Maxime Tandonnet : Parce que là aussi, "l'identité nationale" est perçue comme un slogan de propagande. Or la parole politique est en crise. Les Français n'y croient plus et se méfient des slogans. Cela ne signifie pas qu'ils ne sont pas attachés à leur pays. Ils ne demandent qu'à en être fiers. Ils seraient, dans leur immense majorité, fiers que la France réussisse dans la lutte contre le chômage et la pauvreté, qu'elle donne l'image d'un pays uni et stable, maîtrisant les phénomènes de délinquance et combattant avec succès la haine sous toutes ses formes. Ils seraient fiers d'une nation rassemblée et unie. Ils seraient fiers d'une classe dirigeante qui travaille pour le bien commun plutôt que de s'adonner au grand-guignol permanent et à un culte de la personnalité d'un autre âge. Ils seraient fiers que leur pays donne un modèle de dynamisme industriel, que sa parole soit écoutée et respectée en Europe et dans le monde. Mais aujourd'hui, l'image que donne la France est plutôt celle de la déchirure et du déclin, et sa vie politique, de gesticulation vaniteuse et stérile. Alors dans ce contexte, les termes d'identité nationale sont parfois ressentis comme pompeux et en décalage avec la réalité.

Le détail du sondage laisse apparaître un écart très important entre "identité nationale" (65%) et République (5%) pour les électeurs de Debout la France, soit 60 points d'écart contre un écart de 31 points pour le RN. Ne peut-on pas en conclure que DLF se situerait finalement plus à droite que le RN ? 

Jérôme Fourquet : Il était intéressant de voir que DLF s'appelait Debout la République il y a encore quelques années pour devenir Debout la France en 2014, en mettant donc la thématique nationale au cœur, en lieu et place de la thématique républicaine. Manifestement, ce changement sémantique a été complètement validé par son électorat qui est beaucoup plus polarisé la-dessus. On voit la traduction d'un aggiornamento, du logiciel de Nicolas Dupont Aignan, qui se réfère un peu moins au gaullisme social et au séguinisme, auquel cas la thématique républicaine continuerait d'irriguer ce discours, et qui se positionne davantage aujourd'hui sur la thématique de l'identité nationale. Il est ici en osmose avec son électorat quand l'électorat du RN - majoritairement plus sensible à la question de l'identité nationale, mais avec une thématique républicaine qui a été injectée dans le discours du RN, notamment du temps de Florian Philippot.
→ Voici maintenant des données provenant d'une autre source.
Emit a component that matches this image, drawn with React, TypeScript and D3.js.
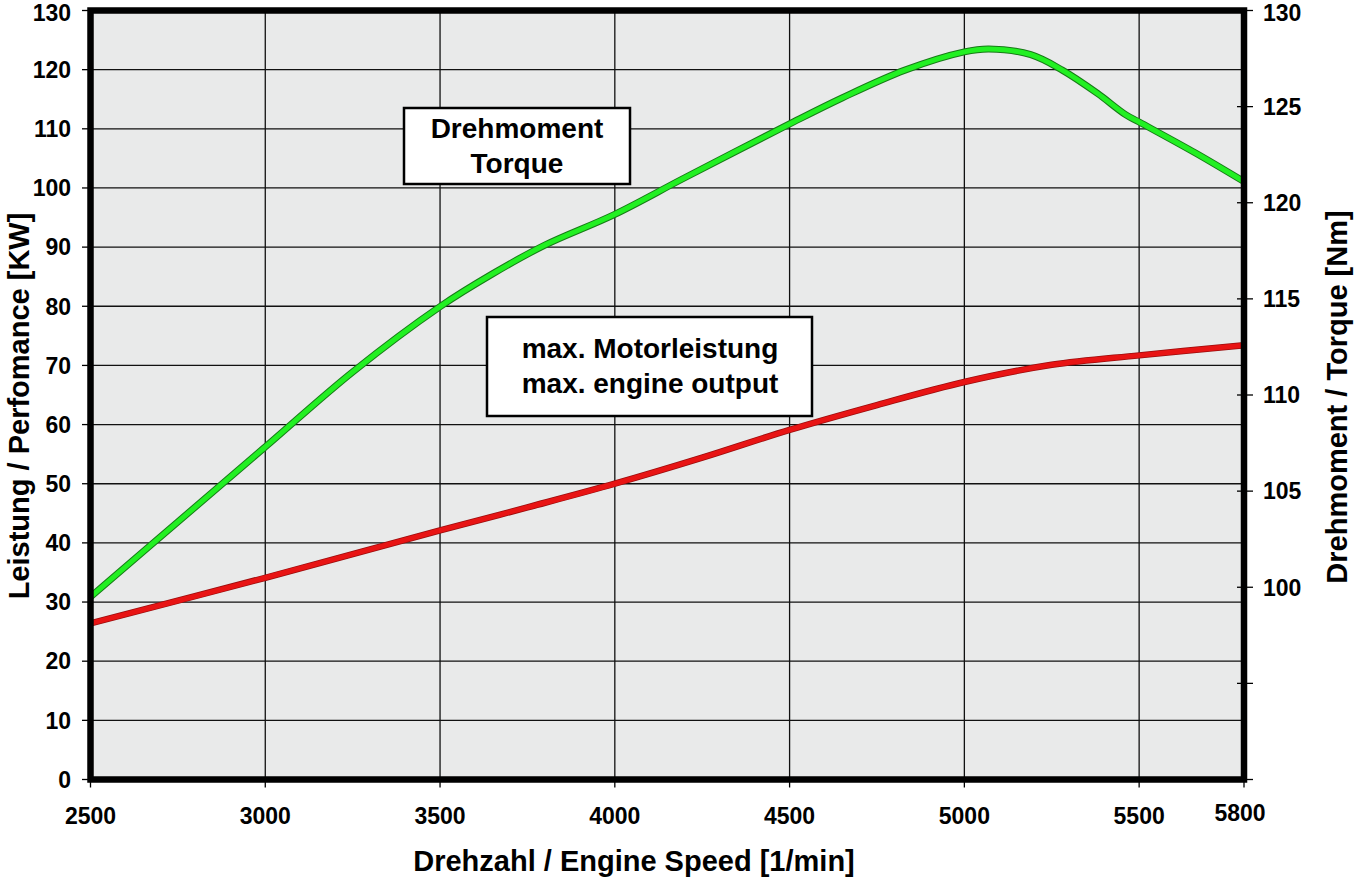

Même si cela n'est pas le discours majoritaire et central mais on voit que cela touche quand même une partie de son public. 

Maxime Tandonnet : Ce n'est pas une affaire de situation plus ou moins à droite sur l'échiquier politique mais plutôt de différence de sensibilité. Il faudrait voir quelle est l'interprétation de ces termes. Il me semble que la Nation, l'indépendance et sa souveraineté sont les notions clés de l'engagement en faveur de Debout la France surtout au regard de la critique de la supranationalité. Pour certains électeurs potentiels de RN, les préoccupations centrales sont peut-être davantage tournées vers l'intérieur, et notamment la crainte de l'immigration et de la désintégration de la société par le multiculturalisme. Le mot République, tel qu'interprété par une partie des électeurs RN, sera compris comme une antidote à la diversification de la société – l'indivisibilité de la République ou la laïcité contre le morcellement. Ces valeurs républicaines ne seront sans doute pas comprises dans le même sens par des sympathisants socialistes ou LREM qui mettront au contraire l'accent sur les principes d'égalité des droits et la non-discrimination. Cela dit, alors que la vie politique ne cesse de sombrer dans le grand spectacle narcissique, de l'extrême gauche à l'extrême droite,  avec l'obsession de gagner ou des préserver des prébendes, l'immense majorité des Français ne se retrouve dans aucune personnalité publique ni aucun parti pour incarner les principes de la res publica, la chose publique ou le bien commun de la nation, plutôt que des intérêts particuliers, électoraux, partisans ou sectaires. C'est bien là qu'est l'essentiel.